Being a waterman who has owned boats ranging from catamarans to skiffs throughout my life, I always look forward to the Miami Boat Show — a premier event each year for those of us who love the salt life.   Thanks to the generosity of the National Marine Manufacturers Association (NMMA), Ocean Conservancy was granted a complimentary booth at the show to share our GoodMate “Charting a Course to Clean Water” program made possible by the Brunswick Foundation.

It was inspiring to see the advancements and mindset of the boating and salt life community toward conservation  on display throughout the show.
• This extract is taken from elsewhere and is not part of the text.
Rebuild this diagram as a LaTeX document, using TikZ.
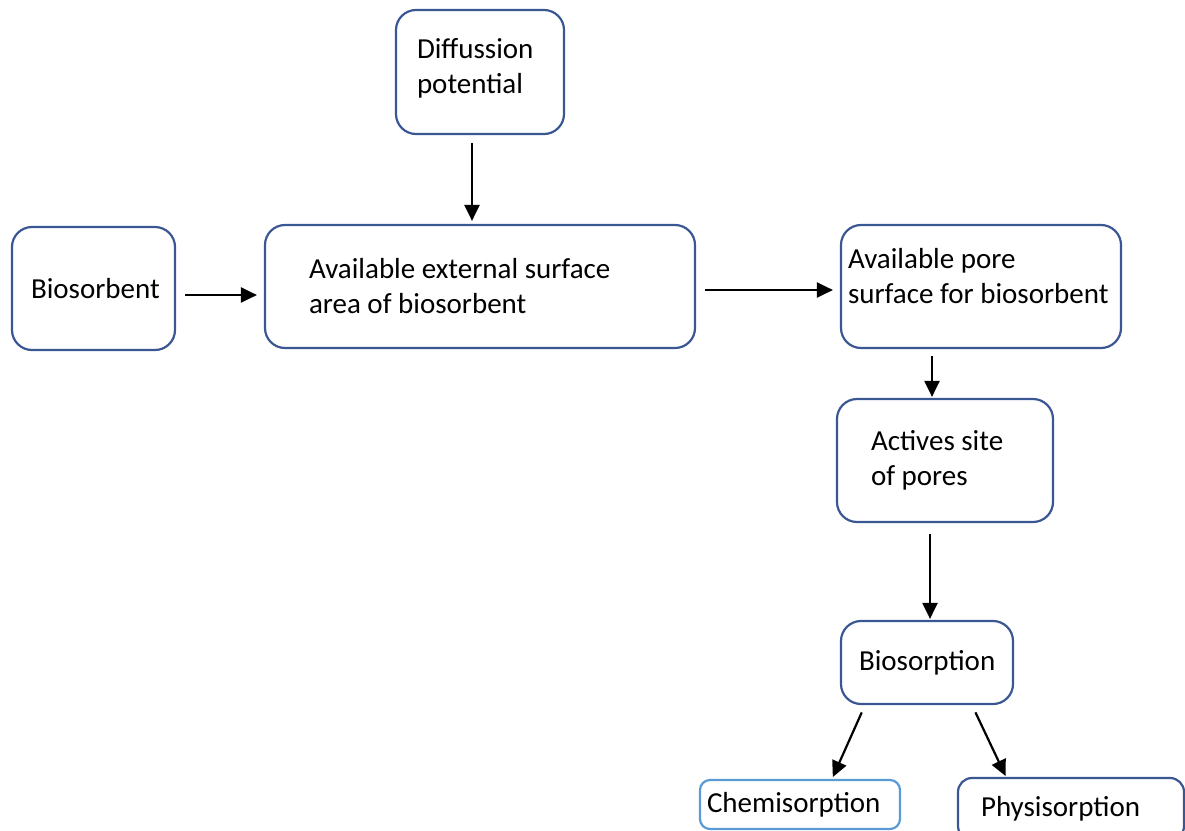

I particularly enjoyed meeting Al Baurley, President of Arid Dry Bilge Systems, and a native of my old haunt of Pompano Beach.  Al has created an ingenious system that filters engine fluids from a boat’s bilge water,  reducing hydrocarbon traces to 1 part per million(ppm), well below the 15ppm government standard.

Cutting edge technologies were on display as well and NMMA deserves credit with their “Innovation Awards” competition.  Torqeedo of Starnbeerg Germany was the 2013 winner with their new “Deep Blue” high powered, all-electric outboard engine.   As a fisherman who has to power almost 20 miles offshore to reach fishing grounds, the idea of saving fuel appeals to me.  As a conservationist, it’s inspiring to see a vessel that doesn’t have the same footprint as a traditional gas-powered boat on the  delicate resources of the marine environment.

Just as impressive was Lehrs propane powered outboard motor and the recycled plastic Global Dock.  Lehr received the EPA Clean Air Excellence Award for their technology and I’m glad to see the trend toward alternative fuels that are safer for the marine environment in case of accidental spillage.  Global Dock is another positive trend — complete marina designs utilizing floating dock made entirely of recycled material.

It was a ton of fun to tour the show, greet Ocean Conservancy members, cross paths with Alberto Ruiz the  International Coastal Clean Up Coordinator from Puerto Rico, get thumbs up and waves from folks concerned for our oceans and the sincere thanks many gave for what the Ocean Conservancy team does for the big blue.